START

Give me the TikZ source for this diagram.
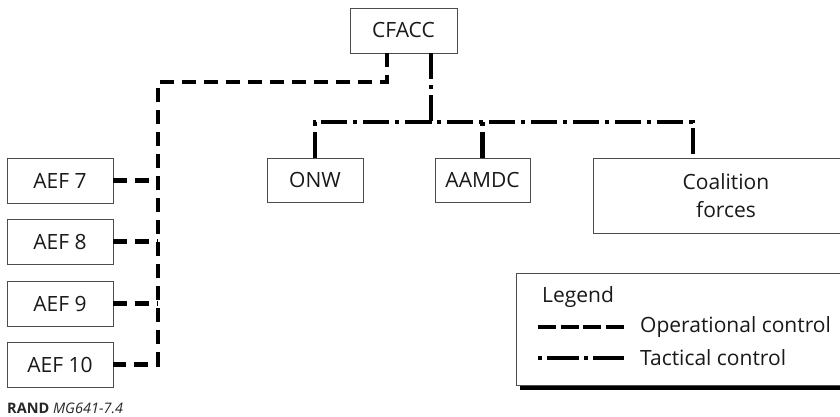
\documentclass[tikz,border=0pt]{standalone}
\usepackage{fontspec}
\setmainfont{Open Sans}
\begin{document}
\begin{tikzpicture}[x=1pt,y=-1pt,
  box/.style={draw=black!70,line width=0.9pt,rectangle,inner sep=0pt,text=black!90,font=\fontsize{21}{28}\selectfont,align=center},
  opline/.style={line width=4.4pt,dash pattern=on 14pt off 8pt},
  tacline/.style={line width=4.4pt,dash pattern=on 26pt off 6pt on 4pt off 6pt},
  legtext/.style={anchor=west,inner sep=0pt,text=black!90,font=\fontsize{21}{26}\selectfont}]
\useasboundingbox (0,0) rectangle (840,417);
\clip (0,0) rectangle (840,417);
% boxes
\node[box,minimum width=107pt,minimum height=45pt] (cfacc) at (403.5,30.5) {CFACC};
\node[box,minimum width=96pt,minimum height=44pt] (onw) at (315,180) {ONW};
\node[box,minimum width=95pt,minimum height=44pt] (aamdc) at (482.5,180) {AAMDC};
\node[box,minimum width=266pt,minimum height=75pt] (coal) at (726,195.5) {Coalition\\forces};
\node[box,minimum width=106pt,minimum height=45pt] (aef7) at (60,180.5) {AEF 7};
\node[box,minimum width=106pt,minimum height=45pt] (aef8) at (60,241.5) {AEF 8};
\node[box,minimum width=106pt,minimum height=45pt] (aef9) at (60,303.5) {AEF 9};
\node[box,minimum width=106pt,minimum height=45pt] (aef10) at (60,364.5) {AEF 10};
% operational control
\coordinate (opx) at (387,0);
\coordinate (ojoin) at (158,82);
\draw[opline] (cfacc.south -| opx) |- (ojoin) -- (ojoin |- aef10.east) -- (aef10.east);
\draw[opline] (aef7.east) -- (aef7.east -| ojoin);
\draw[opline] (aef8.east) -- (aef8.east -| ojoin);
\draw[opline] (aef9.east) -- (aef9.east -| ojoin);
% tactical control
\coordinate (tx) at (431,122);
\coordinate (cx) at (693,0);
\draw[tacline] (cfacc.south -| tx) -- (tx);
\draw[tacline] (onw.north) |- (tx) -| (coal.north -| cx);
\draw[tacline] (aamdc.north) -- (aamdc.north |- tx);
% legend
\fill[black] (520,277) rectangle (870,390);
\node[draw=black!70,line width=0.9pt,fill=white,rectangle,minimum width=340pt,minimum height=112pt,inner sep=0pt,anchor=north west] (leg) at (516,273) {};
\node[legtext] (legt) at (542,297) {Legend};
\coordinate (l1a) at (538,327);
\coordinate (l1b) at (624,327);
\coordinate (l2a) at (538,358);
\coordinate (l2b) at (624,358);
\draw[line width=4.4pt,dash pattern=on 18pt off 4.5pt] (l1a) -- (l1b);
\draw[line width=4.4pt,dash pattern=on 4pt off 5pt on 31.5pt off 5pt] (l2a) -- (l2b);
\node[legtext] (op) at (640,327) {Operational control};
\node[legtext] (tac) at (640,358) {Tactical control};
% credit
\node[anchor=west,inner sep=0pt,font=\fontsize{14.5}{17}\selectfont,text=black!85] (rand) at (7,408) {\textbf{RAND} \textit{MG641-7.4}};
\end{tikzpicture}
\end{document}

END

Given exercise> Make an exact copy of the whole listing, but don't bring over any pictures.

Right answer>
Give me the TikZ source for this diagram.
\documentclass[tikz,border=0pt]{standalone}
\usepackage{fontspec}
\setmainfont{Open Sans}
\begin{document}
\begin{tikzpicture}[x=1pt,y=-1pt,
  box/.style={draw=black!70,line width=0.9pt,rectangle,inner sep=0pt,text=black!90,font=\fontsize{21}{28}\selectfont,align=center},
  opline/.style={line width=4.4pt,dash pattern=on 14pt off 8pt},
  tacline/.style={line width=4.4pt,dash pattern=on 26pt off 6pt on 4pt off 6pt},
  legtext/.style={anchor=west,inner sep=0pt,text=black!90,font=\fontsize{21}{26}\selectfont}]
\useasboundingbox (0,0) rectangle (840,417);
\clip (0,0) rectangle (840,417);
% boxes
\node[box,minimum width=107pt,minimum height=45pt] (cfacc) at (403.5,30.5) {CFACC};
\node[box,minimum width=96pt,minimum height=44pt] (onw) at (315,180) {ONW};
\node[box,minimum width=95pt,minimum height=44pt] (aamdc) at (482.5,180) {AAMDC};
\node[box,minimum width=266pt,minimum height=75pt] (coal) at (726,195.5) {Coalition\\forces};
\node[box,minimum width=106pt,minimum height=45pt] (aef7) at (60,180.5) {AEF 7};
\node[box,minimum width=106pt,minimum height=45pt] (aef8) at (60,241.5) {AEF 8};
\node[box,minimum width=106pt,minimum height=45pt] (aef9) at (60,303.5) {AEF 9};
\node[box,minimum width=106pt,minimum height=45pt] (aef10) at (60,364.5) {AEF 10};
% operational control
\coordinate (opx) at (387,0);
\coordinate (ojoin) at (158,82);
\draw[opline] (cfacc.south -| opx) |- (ojoin) -- (ojoin |- aef10.east) -- (aef10.east);
\draw[opline] (aef7.east) -- (aef7.east -| ojoin);
\draw[opline] (aef8.east) -- (aef8.east -| ojoin);
\draw[opline] (aef9.east) -- (aef9.east -| ojoin);
% tactical control
\coordinate (tx) at (431,122);
\coordinate (cx) at (693,0);
\draw[tacline] (cfacc.south -| tx) -- (tx);
\draw[tacline] (onw.north) |- (tx) -| (coal.north -| cx);
\draw[tacline] (aamdc.north) -- (aamdc.north |- tx);
% legend
\fill[black] (520,277) rectangle (870,390);
\node[draw=black!70,line width=0.9pt,fill=white,rectangle,minimum width=340pt,minimum height=112pt,inner sep=0pt,anchor=north west] (leg) at (516,273) {};
\node[legtext] (legt) at (542,297) {Legend};
\coordinate (l1a) at (538,327);
\coordinate (l1b) at (624,327);
\coordinate (l2a) at (538,358);
\coordinate (l2b) at (624,358);
\draw[line width=4.4pt,dash pattern=on 18pt off 4.5pt] (l1a) -- (l1b);
\draw[line width=4.4pt,dash pattern=on 4pt off 5pt on 31.5pt off 5pt] (l2a) -- (l2b);
\node[legtext] (op) at (640,327) {Operational control};
\node[legtext] (tac) at (640,358) {Tactical control};
% credit
\node[anchor=west,inner sep=0pt,font=\fontsize{14.5}{17}\selectfont,text=black!85] (rand) at (7,408) {\textbf{RAND} \textit{MG641-7.4}};
\end{tikzpicture}
\end{document}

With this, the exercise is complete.